> _TASK STATEMENT_
Pull every "this" line out of the data below.

* BEGIN *

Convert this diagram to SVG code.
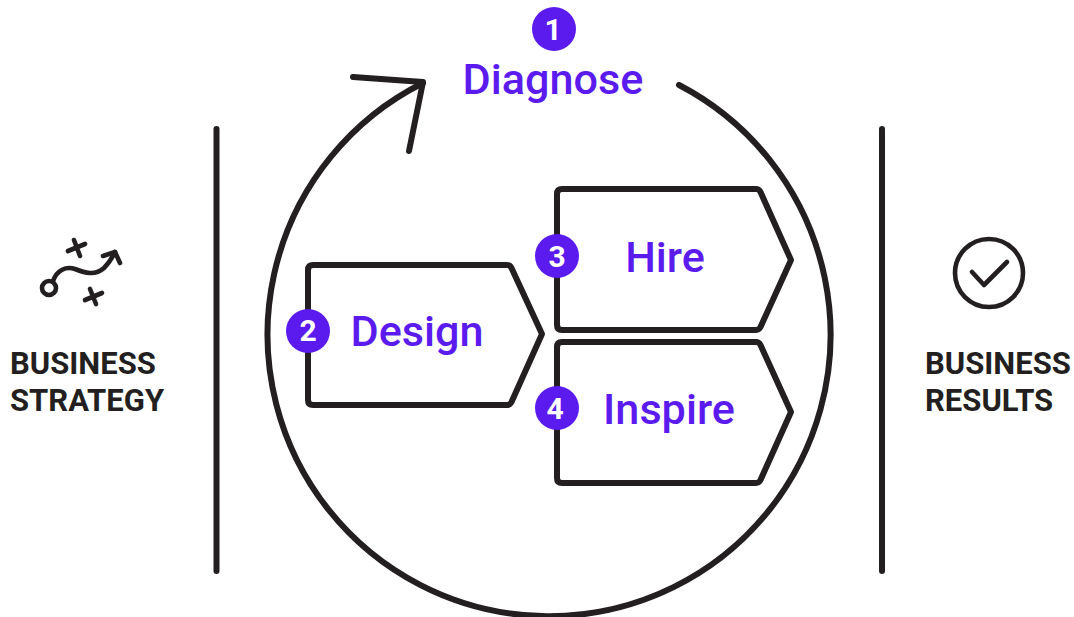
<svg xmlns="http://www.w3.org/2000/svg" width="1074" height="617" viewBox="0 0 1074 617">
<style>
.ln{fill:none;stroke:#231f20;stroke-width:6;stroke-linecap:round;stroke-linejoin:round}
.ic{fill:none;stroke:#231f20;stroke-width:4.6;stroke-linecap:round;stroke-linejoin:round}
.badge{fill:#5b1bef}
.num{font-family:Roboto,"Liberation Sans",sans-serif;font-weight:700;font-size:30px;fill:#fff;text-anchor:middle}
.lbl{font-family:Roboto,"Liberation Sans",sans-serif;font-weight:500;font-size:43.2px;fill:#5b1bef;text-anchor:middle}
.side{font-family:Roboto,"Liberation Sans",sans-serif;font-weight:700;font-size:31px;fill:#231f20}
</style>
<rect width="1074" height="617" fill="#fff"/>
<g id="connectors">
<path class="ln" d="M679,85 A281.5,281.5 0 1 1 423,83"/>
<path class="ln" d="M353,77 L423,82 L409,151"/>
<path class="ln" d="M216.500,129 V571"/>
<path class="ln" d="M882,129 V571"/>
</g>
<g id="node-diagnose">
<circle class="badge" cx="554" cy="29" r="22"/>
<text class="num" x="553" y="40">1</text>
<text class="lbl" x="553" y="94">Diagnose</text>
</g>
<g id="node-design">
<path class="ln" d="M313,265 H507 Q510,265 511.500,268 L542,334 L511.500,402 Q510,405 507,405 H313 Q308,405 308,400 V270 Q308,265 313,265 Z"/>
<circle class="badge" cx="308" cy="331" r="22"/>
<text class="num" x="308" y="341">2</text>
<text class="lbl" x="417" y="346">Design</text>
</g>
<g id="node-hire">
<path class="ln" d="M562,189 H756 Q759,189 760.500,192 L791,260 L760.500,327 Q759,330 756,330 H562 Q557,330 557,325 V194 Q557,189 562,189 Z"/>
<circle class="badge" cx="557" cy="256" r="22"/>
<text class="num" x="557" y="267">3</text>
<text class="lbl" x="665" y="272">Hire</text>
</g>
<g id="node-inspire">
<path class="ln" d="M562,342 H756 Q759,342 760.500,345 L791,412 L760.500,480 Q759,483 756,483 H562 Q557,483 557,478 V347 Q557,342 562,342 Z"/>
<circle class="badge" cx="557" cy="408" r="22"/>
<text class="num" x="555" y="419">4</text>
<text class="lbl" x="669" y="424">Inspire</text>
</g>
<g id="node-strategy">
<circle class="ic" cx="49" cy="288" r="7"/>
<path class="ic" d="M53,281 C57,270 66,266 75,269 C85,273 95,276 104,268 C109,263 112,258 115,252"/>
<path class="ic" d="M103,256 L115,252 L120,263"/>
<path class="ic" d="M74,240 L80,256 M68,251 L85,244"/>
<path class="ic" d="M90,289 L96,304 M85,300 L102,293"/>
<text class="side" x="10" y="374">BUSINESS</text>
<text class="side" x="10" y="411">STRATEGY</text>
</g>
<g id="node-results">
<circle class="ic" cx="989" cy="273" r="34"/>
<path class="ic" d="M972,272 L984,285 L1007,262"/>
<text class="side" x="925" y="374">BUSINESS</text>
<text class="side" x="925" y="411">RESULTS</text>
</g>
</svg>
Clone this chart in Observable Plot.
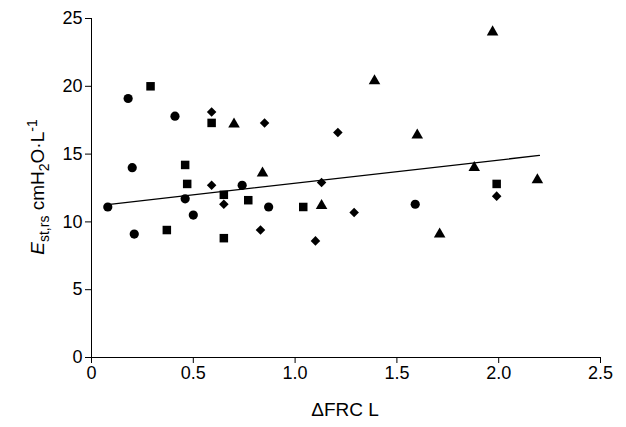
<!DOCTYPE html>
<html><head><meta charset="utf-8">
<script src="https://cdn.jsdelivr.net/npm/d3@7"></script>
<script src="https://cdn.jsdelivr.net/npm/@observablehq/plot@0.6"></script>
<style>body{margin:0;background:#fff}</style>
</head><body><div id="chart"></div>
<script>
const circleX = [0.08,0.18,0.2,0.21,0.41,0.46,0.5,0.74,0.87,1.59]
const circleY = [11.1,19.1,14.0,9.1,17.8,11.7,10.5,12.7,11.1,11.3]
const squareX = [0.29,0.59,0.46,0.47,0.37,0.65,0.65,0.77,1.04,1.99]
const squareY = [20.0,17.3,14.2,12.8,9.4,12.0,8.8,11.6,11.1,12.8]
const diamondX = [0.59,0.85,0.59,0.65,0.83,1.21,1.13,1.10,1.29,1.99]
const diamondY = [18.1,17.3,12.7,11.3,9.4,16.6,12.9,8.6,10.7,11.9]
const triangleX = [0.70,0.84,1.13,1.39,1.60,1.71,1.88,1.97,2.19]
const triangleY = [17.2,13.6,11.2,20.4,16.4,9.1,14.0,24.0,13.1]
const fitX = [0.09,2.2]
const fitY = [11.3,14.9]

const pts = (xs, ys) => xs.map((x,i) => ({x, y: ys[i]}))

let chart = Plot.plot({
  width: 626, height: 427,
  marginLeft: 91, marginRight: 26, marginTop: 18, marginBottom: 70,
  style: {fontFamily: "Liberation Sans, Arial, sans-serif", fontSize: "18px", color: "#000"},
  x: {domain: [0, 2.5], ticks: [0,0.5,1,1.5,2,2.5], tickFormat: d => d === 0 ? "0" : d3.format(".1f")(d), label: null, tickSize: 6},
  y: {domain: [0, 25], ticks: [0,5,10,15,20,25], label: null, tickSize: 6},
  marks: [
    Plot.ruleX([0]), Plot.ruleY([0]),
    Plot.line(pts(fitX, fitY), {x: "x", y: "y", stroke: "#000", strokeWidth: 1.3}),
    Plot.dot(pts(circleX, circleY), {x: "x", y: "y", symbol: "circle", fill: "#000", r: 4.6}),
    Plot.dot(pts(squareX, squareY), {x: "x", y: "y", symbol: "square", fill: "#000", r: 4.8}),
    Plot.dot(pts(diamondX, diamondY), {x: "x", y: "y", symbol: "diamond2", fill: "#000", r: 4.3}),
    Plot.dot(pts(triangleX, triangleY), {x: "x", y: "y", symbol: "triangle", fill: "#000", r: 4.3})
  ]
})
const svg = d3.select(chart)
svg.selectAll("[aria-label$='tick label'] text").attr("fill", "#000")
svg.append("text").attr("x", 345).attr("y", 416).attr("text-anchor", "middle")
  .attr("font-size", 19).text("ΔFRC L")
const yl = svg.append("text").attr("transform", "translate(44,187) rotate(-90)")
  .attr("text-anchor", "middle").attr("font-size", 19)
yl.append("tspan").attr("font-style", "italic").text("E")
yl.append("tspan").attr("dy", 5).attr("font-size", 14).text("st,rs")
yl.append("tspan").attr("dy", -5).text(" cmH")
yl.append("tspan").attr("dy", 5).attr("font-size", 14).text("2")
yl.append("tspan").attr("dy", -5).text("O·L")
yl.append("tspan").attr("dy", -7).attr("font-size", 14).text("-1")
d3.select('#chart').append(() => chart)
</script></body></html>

* END *

> _OUTPUT OF THE EXERCISE_
Convert this diagram to SVG code.
Clone this chart in Observable Plot.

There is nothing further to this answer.